The act does, however, require, and we and the other courts have many times held, that where an employer is responsible for destroying the union's majority and by interference has broken up its membership and turned the employees against it as representative, it cannot, without affording a reasonable opportunity for the union to proceed as bargaining representative, decline to bargain with it and thus reap the benefits of its obstructive and unlawful acts.
One of the earliest cases in which this court, realizing the difficulties inherent in the problem, endeavored to deal justly with the conflicting claims arising out of the effort by a respondent, on the one hand, to relieve itself from the consequences of its unfair labor practices and of the employees to relieve themselves from representation by a union which no longer represented the majority of them, is N.L.R.B. v. Riverside Mfg. Co., 5 Cir., 119 F.2d at pages 302-305 and 306. Since that decision was written the statute has been amended and the board's right and authority to deal with such a situation has been fully recognized and established. We cannot assume that the board is any less conscious of the problem which respondent now asserts this case presents or will be less alert to protect not the union, which claims to be the representative, and not the employer, which has been found guilty of unfair labor practices, but the employees from the deprivation of rights accorded them by the act.

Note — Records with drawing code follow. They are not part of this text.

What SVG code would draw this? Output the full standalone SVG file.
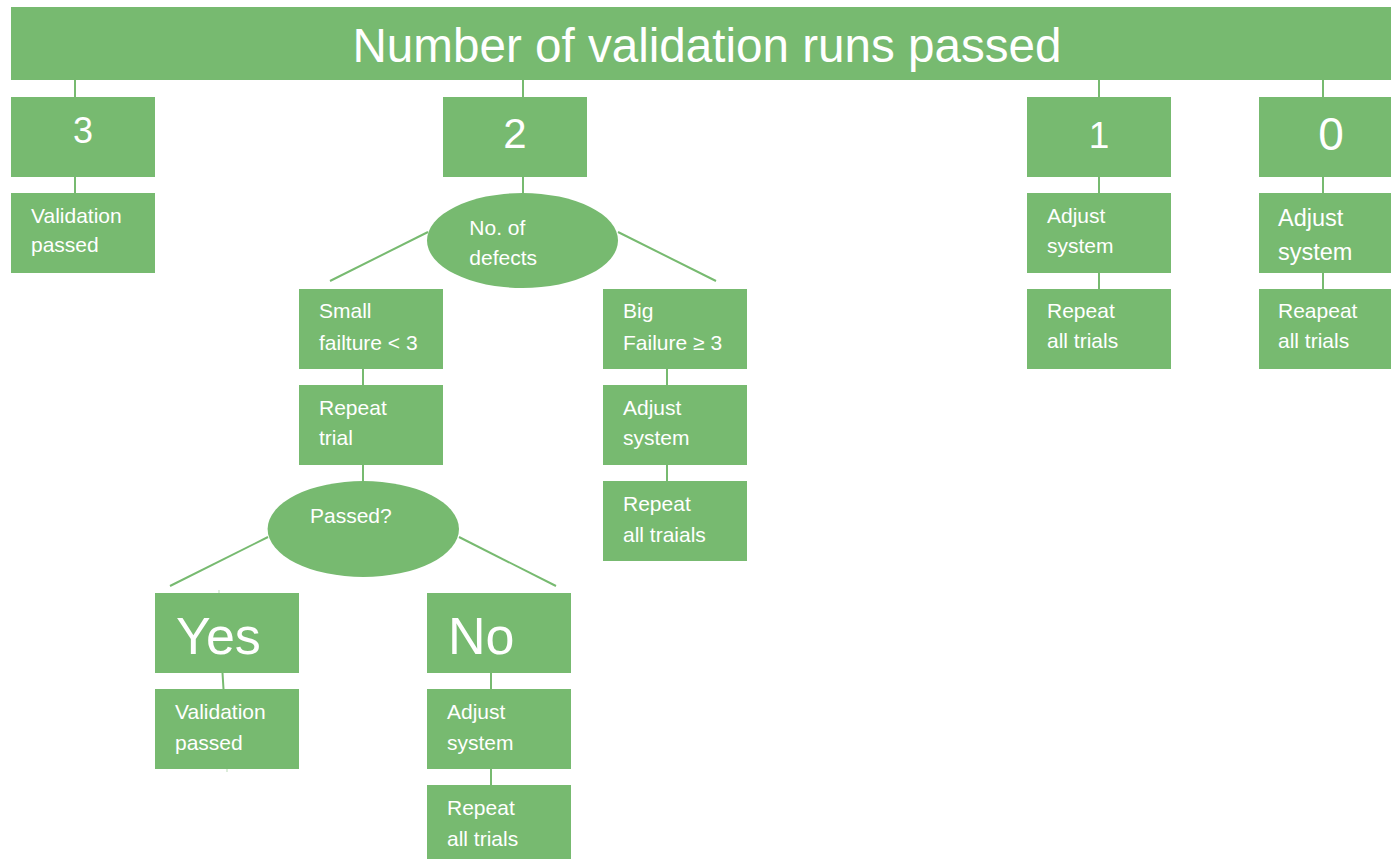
<svg xmlns="http://www.w3.org/2000/svg" width="1391" height="859" viewBox="0 0 1391 859">
  <style>
    .box { fill: #77BA70; }
    .link { stroke: #77BA70; stroke-width: 2; fill: none; }
    text { fill: #FFFFFF; font-family: "Liberation Sans", Arial, sans-serif; }
    .t { font-size: 21px; }
    .num { text-anchor: middle; }
  </style>
  <rect width="1391" height="859" fill="#FFFFFF"/>

  <!-- connectors -->
  <g id="connectors" class="link">
    <line x1="75" y1="80" x2="75" y2="97"/>
    <line x1="523" y1="80" x2="523" y2="97"/>
    <line x1="1099" y1="80" x2="1099" y2="97"/>
    <line x1="1323" y1="80" x2="1323" y2="97"/>
    <line x1="75" y1="177" x2="75" y2="193"/>
    <line x1="523" y1="177" x2="523" y2="194"/>
    <line x1="1099" y1="177" x2="1099" y2="193"/>
    <line x1="1099" y1="273" x2="1099" y2="289"/>
    <line x1="1323" y1="177" x2="1323" y2="193"/>
    <line x1="1323" y1="273" x2="1323" y2="289"/>
    <line x1="428" y1="232" x2="330" y2="281"/>
    <line x1="618" y1="232" x2="716" y2="281"/>
    <line x1="363" y1="369" x2="363" y2="385"/>
    <line x1="667" y1="369" x2="667" y2="385"/>
    <line x1="667" y1="465" x2="667" y2="481"/>
    <line x1="363" y1="465" x2="363" y2="482"/>
    <line x1="268" y1="537" x2="170" y2="586"/>
    <line x1="459" y1="537" x2="556" y2="586"/>
    <line x1="222.5" y1="673" x2="223.5" y2="689"/>
    <line x1="491" y1="673" x2="491" y2="689"/>
    <line x1="491" y1="769" x2="491" y2="785"/>
    <line x1="219" y1="590" x2="219" y2="593" stroke-width="1" opacity="0.5"/>
    <line x1="227" y1="769" x2="227" y2="772" stroke-width="1" opacity="0.5"/>
  </g>

  <g id="title">
    <rect class="box" x="11" y="7" width="1392" height="73"/>
    <text x="707" y="62.3" font-size="47.6" text-anchor="middle">Number of validation runs passed</text>
  </g>

  <!-- branch: 3 runs -->
  <g id="n3">
    <rect class="box" x="11" y="97" width="144" height="80"/>
    <text class="num" x="83" y="143" font-size="36">3</text>
  </g>
  <g id="n3-validation">
    <rect class="box" x="11" y="193" width="144" height="80"/>
    <text class="t" x="31" y="222.7">Validation</text>
    <text class="t" x="31" y="252">passed</text>
  </g>

  <!-- branch: 2 runs -->
  <g id="n2">
    <rect class="box" x="443" y="97" width="144" height="80"/>
    <text class="num" x="515" y="147.7" font-size="42">2</text>
  </g>
  <g id="defects">
    <ellipse class="box" cx="522.5" cy="240.5" rx="95.5" ry="47.5"/>
    <text class="t" x="469.3" y="235">No. of</text>
    <text class="t" x="469.3" y="265">defects</text>
  </g>
  <g id="small-failure">
    <rect class="box" x="299" y="289" width="144" height="80"/>
    <text class="t" x="319" y="318.3">Small</text>
    <text class="t" x="319" y="350">failture &lt; 3</text>
  </g>
  <g id="repeat-trial">
    <rect class="box" x="299" y="385" width="144" height="80"/>
    <text class="t" x="319" y="415">Repeat</text>
    <text class="t" x="319" y="445">trial</text>
  </g>
  <g id="passed">
    <ellipse class="box" cx="363.3" cy="529" rx="95.7" ry="48"/>
    <text class="t" x="310" y="523.3">Passed?</text>
  </g>
  <g id="yes">
    <rect class="box" x="155" y="593" width="144" height="80"/>
    <text x="176" y="654" font-size="52">Yes</text>
  </g>
  <g id="yes-validation">
    <rect class="box" x="155" y="689" width="144" height="80"/>
    <text class="t" x="175" y="719.3">Validation</text>
    <text class="t" x="175" y="750">passed</text>
  </g>
  <g id="no">
    <rect class="box" x="427" y="593" width="144" height="80"/>
    <text x="448" y="654" font-size="52">No</text>
  </g>
  <g id="no-adjust">
    <rect class="box" x="427" y="689" width="144" height="80"/>
    <text class="t" x="447" y="719.3">Adjust</text>
    <text class="t" x="447" y="750">system</text>
  </g>
  <g id="no-repeat">
    <rect class="box" x="427" y="785" width="144" height="80"/>
    <text class="t" x="447" y="815">Repeat</text>
    <text class="t" x="447" y="845.7">all trials</text>
  </g>
  <g id="big-failure">
    <rect class="box" x="603" y="289" width="144" height="80"/>
    <text class="t" x="623" y="318.3">Big</text>
    <text class="t" x="623" y="350">Failure ≥ 3</text>
  </g>
  <g id="big-adjust">
    <rect class="box" x="603" y="385" width="144" height="80"/>
    <text class="t" x="623" y="415">Adjust</text>
    <text class="t" x="623" y="445">system</text>
  </g>
  <g id="big-repeat">
    <rect class="box" x="603" y="481" width="144" height="80"/>
    <text class="t" x="623" y="511">Repeat</text>
    <text class="t" x="623" y="541.5">all traials</text>
  </g>

  <!-- branch: 1 run -->
  <g id="n1">
    <rect class="box" x="1027" y="97" width="144" height="80"/>
    <text class="num" x="1099" y="147.7" font-size="37">1</text>
  </g>
  <g id="n1-adjust">
    <rect class="box" x="1027" y="193" width="144" height="80"/>
    <text class="t" x="1047" y="223">Adjust</text>
    <text class="t" x="1047" y="253">system</text>
  </g>
  <g id="n1-repeat">
    <rect class="box" x="1027" y="289" width="144" height="80"/>
    <text class="t" x="1047" y="318.3">Repeat</text>
    <text class="t" x="1047" y="348.3">all trials</text>
  </g>

  <!-- branch: 0 runs -->
  <g id="n0">
    <rect class="box" x="1259" y="97" width="144" height="80"/>
    <text class="num" x="1331" y="150" font-size="46">0</text>
  </g>
  <g id="n0-adjust">
    <rect class="box" x="1259" y="193" width="144" height="80"/>
    <text x="1278" y="225.7" font-size="23.5">Adjust</text>
    <text x="1278" y="260" font-size="23.5">system</text>
  </g>
  <g id="n0-repeat">
    <rect class="box" x="1259" y="289" width="144" height="80"/>
    <text class="t" x="1278" y="318.3">Reapeat</text>
    <text class="t" x="1278" y="348.3">all trials</text>
  </g>
</svg>
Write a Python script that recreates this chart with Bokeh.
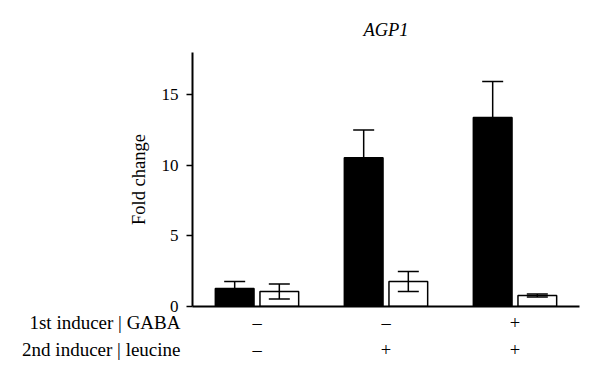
from bokeh.plotting import figure
from bokeh.layouts import column
from bokeh.models import (ColumnDataSource, Range1d, FixedTicker, Whisker, TeeHead)
from bokeh.core.properties import value
from bokeh.embed import file_html
from bokeh.resources import INLINE

# ---- data ----
groups = [1, 2, 3]
black_vals = [1.27, 10.55, 13.4]
black_err = [0.5, 1.95, 2.55]
white_vals = [1.07, 1.77, 0.78]
white_err = [0.53, 0.71, 0.1]
gaba_signs = ["–", "–", "+"]
leucine_signs = ["–", "+", "+"]
y_ticks = [0, 5, 10, 15]
title_text = "AGP1"
y_label = "Fold change"
row_labels = ["1st inducer | GABA", "2nd inducer | leucine"]

FONT = "Liberation Serif"
FS = "18.5px"
offset = 0.173
bar_w = 0.30

p = figure(frame_width=387, frame_height=254, output_backend="svg", toolbar_location=None,
           x_range=Range1d(0.5, 3.5), y_range=Range1d(0, 18),
           min_border_left=192, min_border_right=5, min_border_top=52,
           min_border_bottom=12)
p.outline_line_color = None
p.grid.visible = False

p.title.text = title_text
p.title.align = "center"
p.title.text_font = FONT
p.title.text_font_size = FS
p.title.text_font_style = "italic"
p.title.text_color = "black"
p.title.standoff = 25

bx = [g - offset for g in groups]
wx = [g + offset for g in groups]
src_b = ColumnDataSource(dict(x=bx, top=black_vals,
                              upper=[v + e for v, e in zip(black_vals, black_err)],
                              lower=[v - e for v, e in zip(black_vals, black_err)]))
src_w = ColumnDataSource(dict(x=wx, top=white_vals,
                              upper=[v + e for v, e in zip(white_vals, white_err)],
                              lower=[v - e for v, e in zip(white_vals, white_err)]))

p.vbar(x="x", top="top", bottom=0, width=bar_w, source=src_b,
       fill_color="black", line_color="black", line_width=1.5)
p.vbar(x="x", top="top", bottom=0, width=bar_w, source=src_w,
       fill_color="white", line_color="black", line_width=1.5)

for src in (src_b, src_w):
    w = Whisker(source=src, base="x", upper="upper", lower="lower",
                line_color="black", line_width=1.5, level="overlay",
                upper_head=TeeHead(size=21, line_color="black", line_width=1.5),
                lower_head=TeeHead(size=21, line_color="black", line_width=1.5))
    p.add_layout(w)

# axes
p.yaxis.ticker = FixedTicker(ticks=y_ticks)
p.yaxis.minor_tick_line_color = None
p.yaxis.major_tick_in = 0
p.yaxis.major_tick_out = 6
p.yaxis.major_tick_line_width = 1.5
p.yaxis.axis_line_width = 2
p.yaxis.major_label_text_font = FONT
p.yaxis.major_label_text_font_size = "17px"
p.yaxis.major_label_text_color = "black"
p.yaxis.major_label_standoff = 8
p.yaxis.axis_label = y_label
p.yaxis.axis_label_text_font = FONT
p.yaxis.axis_label_text_font_size = FS
p.yaxis.axis_label_text_font_style = "normal"
p.yaxis.axis_label_text_color = "black"
p.yaxis.axis_label_standoff = 10

p.xaxis.ticker = FixedTicker(ticks=[])
p.xaxis.minor_tick_line_color = None
p.xaxis.major_tick_line_color = None
p.xaxis.major_label_text_font_size = "0px"
p.xaxis.major_label_standoff = 0
p.xaxis.axis_line_width = 2

# ---- lower table figure: same frame geometry, y in pixels from its top ----
overlap = 10
q_h = 55
row_y = [14, 41]
q = figure(frame_width=387, frame_height=q_h, output_backend="svg", toolbar_location=None,
           x_range=p.x_range, y_range=Range1d(q_h, 0),
           min_border_left=192, min_border_right=5, min_border_top=0, min_border_bottom=0)
q.margin = (-overlap, 0, 0, 0)
q.background_fill_color = None
q.border_fill_color = None
q.grid.visible = False
q.outline_line_color = None
q.xaxis.visible = False
q.yaxis.ticker = FixedTicker(ticks=row_y)
q.yaxis.major_label_overrides = {row_y[0]: row_labels[0], row_y[1]: row_labels[1]}
q.yaxis.axis_line_color = None
q.yaxis.major_tick_line_color = None
q.yaxis.minor_tick_line_color = None
q.yaxis.major_tick_out = 0
q.yaxis.major_tick_in = 0
q.yaxis.major_label_standoff = 12
q.yaxis.major_label_text_font = FONT
q.yaxis.major_label_text_font_size = "19px"
q.yaxis.major_label_text_color = "black"

sign_src = ColumnDataSource(dict(
    x=groups * 2,
    y=[row_y[0]] * 3 + [row_y[1]] * 3,
    t=gaba_signs + leucine_signs))
q.text(x="x", y="y", text="t", source=sign_src, text_font=value(FONT),
       text_font_size=FS, text_align="center", text_baseline="middle", text_color="black")

layout = column(p, q, spacing=0)
open("out.html", "w").write(file_html(layout, INLINE))
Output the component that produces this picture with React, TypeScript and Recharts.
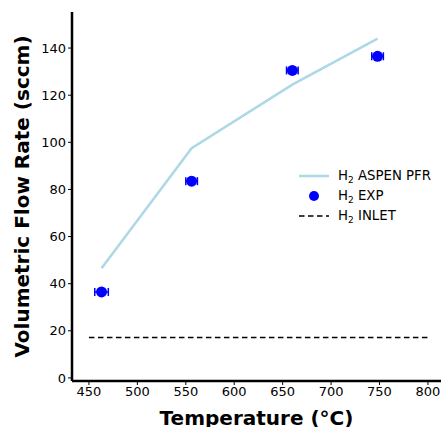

While the finding is not important to the result, we think we should say with respect to the board's finding of surveillance and the provision of the order with respect to it, that an examination of the record shows that this finding is without substantial evidence to support it, is indeed based on no more than suspicion and conjecture.
With this one exception, the board's findings are approved as based upon substantial evidence and its order is
1 The Board's decision and order are reported in 102 NLRB, No. 27.